Sí, ya hemos podido darle, y bien dado, al bueno de Majora’s Mask. Hace mucho que nos enfrentamos a él por última vez y, en aquel momento, nos resultó demasiado raro e intrigante. El modo de juego, con tiempo que pasa, con una resolución a contrarreloj, conseguía agobiarnos. Y la estética oscura y los momentos aterradores (esos cambios de máscara de Link, sin ir más lejos) no ayudaban a que conciliásemos bien el sueño.
Sin embargo, y pese a que personalmente supuso más en nuestras vidas algún que otro título de la saga Zelda, Majora se quedó siempre en nuestra mente guardado como todo un auténtico tesoro.
La más importante que tomó fue la de tener estilo propio. Un pecado que, pese a la calidad de sus obras más personales, ha pagado con creces en años posteriores. Su primer Zelda, el que ahora tenemos en la mano de nuevo, era raro, cambiaba las bases y era retorcido a más no poder. Y eso no gustó nada, pese a que el tiempo le acabase dando la razón.
Para empezar, Majora’s Mask nos enseña a jugar de una forma diferente: los distintos templos y misterios del juego tienen que ser resueltos en un plazo concreto de tiempo (según el juego tres días, según la realidad, alrededor de dos horas). Si no podemos resolver nuestra tarea actual, hay que volver atrás en el tiempo y recomenzar el ciclo de nuevo, lo que, en el juego, se traduce con que la luna se choca contra el suelo matando a todo el mundo.
Según vamos consiguiendo nuestros propósitos, el final de cada ciclo va cambiando. Poco a poco conseguimos acercarnos al desenlace, evitando que Skull Kid, ese personaje que llegábamos perdido en mitad del bosque de Ocarina of Time, lleve a cabo su plan.
Como decimos, la sensación al jugar en el momento original era angustiosa. Sí, estábamos ahí, dándolo todo, y cada rato nos recordaban el tiempo que nos quedaba… Y lo peor es cuando mirábamos arriba, viendo como la horrible cara de la luna nos miraba con aire desafiante.
En general, Majora’s Mask es un juego extraño, en el que no entiendes bien muchas decisiones. No entiendes que si haces bien las cosas tengas que perder el tiempo paseando hasta que llegue el final del nuevo ciclo. Tampoco entiendes que sea necesario que, cada vez que decides cambiar una de las máscaras que puedes usar para convertirte en un personaje diferente, adquiriendo con ello nuevas facultades, tenga que parece que sufres con tanta fuerza. Pero todo te deja un poso, te deja pillado, te gusta… El juego no era buenrrollero en su momento.
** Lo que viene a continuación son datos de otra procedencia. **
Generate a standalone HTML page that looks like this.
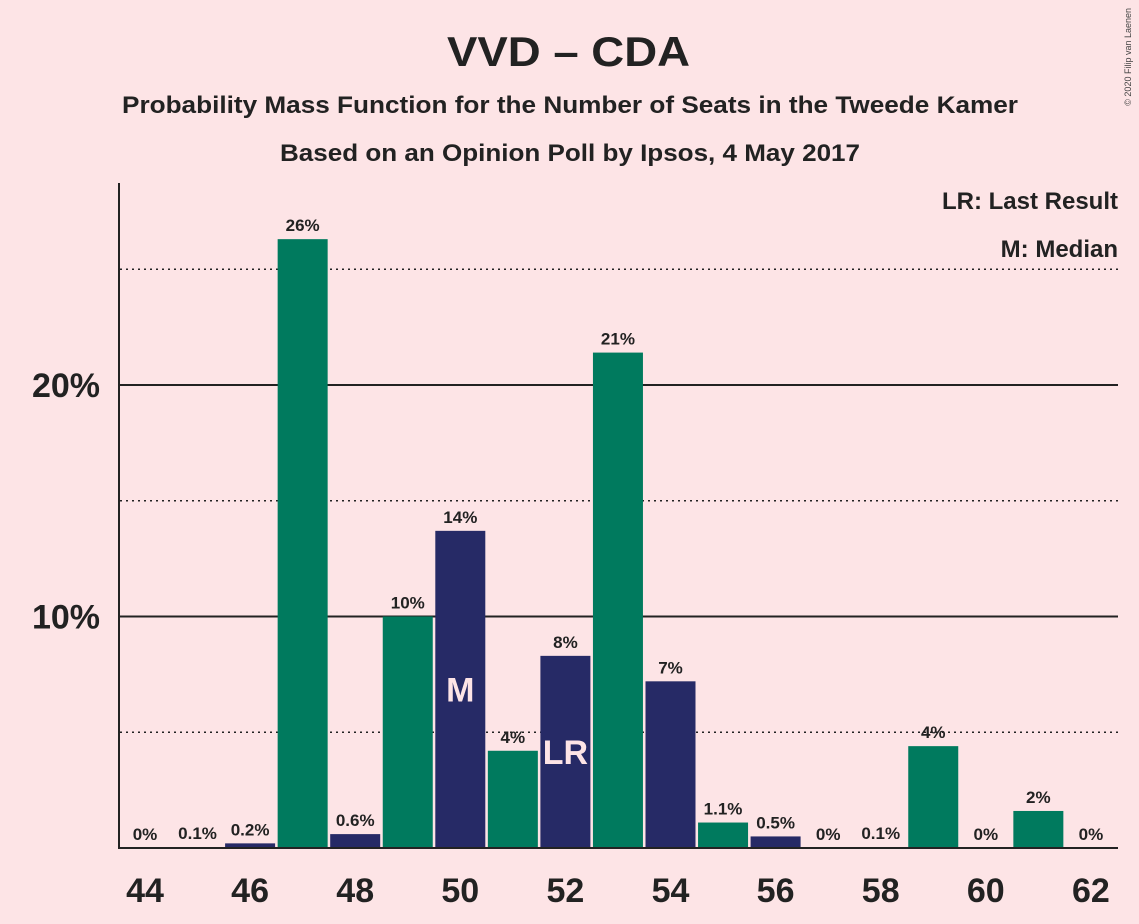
<!DOCTYPE html>
<html><head><meta charset="utf-8"><style>
body{margin:0;background:#fde4e6;}
svg{display:block;font-family:"Liberation Sans",sans-serif;}
</style></head><body>
<svg id="chart" width="1139" height="924" viewBox="0 0 1139 924">
<rect width="1139" height="924" fill="#fde4e6"/>
<text x="447" y="66" textLength="243" lengthAdjust="spacingAndGlyphs" font-size="42" font-weight="bold" fill="#222">VVD – CDA</text>
<text x="122" y="113" textLength="896" lengthAdjust="spacingAndGlyphs" font-size="24" font-weight="bold" fill="#222">Probability Mass Function for the Number of Seats in the Tweede Kamer</text>
<text x="280" y="161" textLength="580" lengthAdjust="spacingAndGlyphs" font-size="24" font-weight="bold" fill="#222">Based on an Opinion Poll by Ipsos, 4 May 2017</text>
<text x="1131" y="8" font-size="9" fill="#444" transform="rotate(-90 1131 8)" text-anchor="end">© 2020 Filip van Laenen</text>
<text x="1118" y="209" text-anchor="end" font-size="24" font-weight="bold" fill="#222">LR: Last Result</text>
<text x="1118" y="257" text-anchor="end" font-size="24" font-weight="bold" fill="#222">M: Median</text>
<g id="grid"></g><g id="bars"></g><g id="axes"></g>
</svg>
<script>
const seats=[44,45,46,47,48,49,50,51,52,53,54,55,56,57,58,59,60,61,62];
const probs=[0,0.04,0.2,26.3,0.6,10.0,13.7,4.2,8.3,21.4,7.2,1.1,0.5,0,0.04,4.4,0,1.6,0];
const labels=["0%","0.1%","0.2%","26%","0.6%","10%","14%","4%","8%","21%","7%","1.1%","0.5%","0%","0.1%","4%","0%","2%","0%"];
const xTicks=[44,46,48,50,52,54,56,58,60,62];
const yMajor=[10,20];
const yMinor=[5,15,25];
const medianSeat=50, lastResultSeat=52;
const NS="http://www.w3.org/2000/svg";
const x=s=>145+(s-44)*52.55;
const y=v=>848-v*23.15;
function mk(tag,attrs,parent,text){const e=document.createElementNS(NS,tag);for(const k in attrs)e.setAttribute(k,attrs[k]);if(text!==undefined)e.textContent=text;parent.appendChild(e);return e;}
const grid=document.getElementById('grid'),bars=document.getElementById('bars'),axes=document.getElementById('axes');
yMinor.forEach(v=>{const l=mk('line',{x1:120,x2:1118,y1:y(v),y2:y(v),stroke:'#222','stroke-width':1.5,'stroke-dasharray':'2,4'},grid);

});
yMajor.forEach(v=>{const l=mk('line',{x1:120,x2:1118,y1:y(v),y2:y(v),stroke:'#222','stroke-width':2},grid);


const t=mk('text',{x:100,y:y(v)+12,'text-anchor':'end','font-size':34,'font-weight':'bold',fill:'#222'},axes,v+'%');

});
seats.forEach((s,i)=>{const v=probs[i];const col=s%2===0?'#262a66':'#007a5e';
if(v>0){const r=mk('rect',{x:x(s)-25,y:y(v),width:50,height:848-y(v),fill:col},bars);

}
const t=mk('text',{x:x(s),y:y(v)-8,'text-anchor':'middle','font-size':17,'font-weight':'bold',fill:'#222'},bars,labels[i]);


if(s===medianSeat){const m=mk('text',{x:x(s),y:y(probs[i]/2)+12,'text-anchor':'middle','font-size':34,'font-weight':'bold',fill:'#fde4e6'},bars,'M');

}
if(s===lastResultSeat){const m=mk('text',{x:x(s),y:y(probs[i]/2)+12,'text-anchor':'middle','font-size':34,'font-weight':'bold',fill:'#fde4e6'},bars,'LR');

}});
const ya=mk('line',{x1:119,x2:119,y1:183,y2:849,stroke:'#222','stroke-width':2},axes);


const xa=mk('line',{x1:118,x2:1118,y1:848,y2:848,stroke:'#222','stroke-width':2},axes);


xTicks.forEach(s=>{const t=mk('text',{x:x(s),y:902,'text-anchor':'middle','font-size':34,'font-weight':'bold',fill:'#222'},axes,s);

});
</script>
</body></html>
Pero conseguía que nos sintiésemos intrigados, fascinados… De hecho, pese a su fracaso en su momento, cuenta con seguidores, mucho más radicales que los de casi cualquier otro Zelda que tenga defensores.
Respecto a Aonuma, entre Majora’s Mask y WindWaker, consiguió entender que el público, como tal, sólo quería Ocarina’s of Time y A Link to the Past. Y continuó con ellos en sus siguientes juegos: los “Ocarinas” Twilight Princess y Skyward Sword y los “A Link” Phantom Hourglass, Spirit Tracks y, sobre todo, A Link Between Worlds.
De verdad, es fácil hablar de un juego como Majora’s Mask basándose sólo en el mito que se ha creado a su alrededor. Sería muy sencillo decir que fue un clásico irrepetible, incomprendido y todo lo que se pueda decir de un juego como éste a toro pasado… Pero, de verdad, toda esa palabrería se quedaría corta. No puedo asegurar que el viaje te vaya a apasionar, porque, hablando pronto y mal, Majora’s Mask es raro de narices. No tiene nada que ver con los juegos de hoy en día y, en muchos momentos, es hasta incómodo para el jugador. Pero, pese a todo, es, junto a Zelda II, la experiencia más rompedora que podemos echarnos en cara en este género. Y, ya sólo con eso, merecería la pena echarle una ojeada.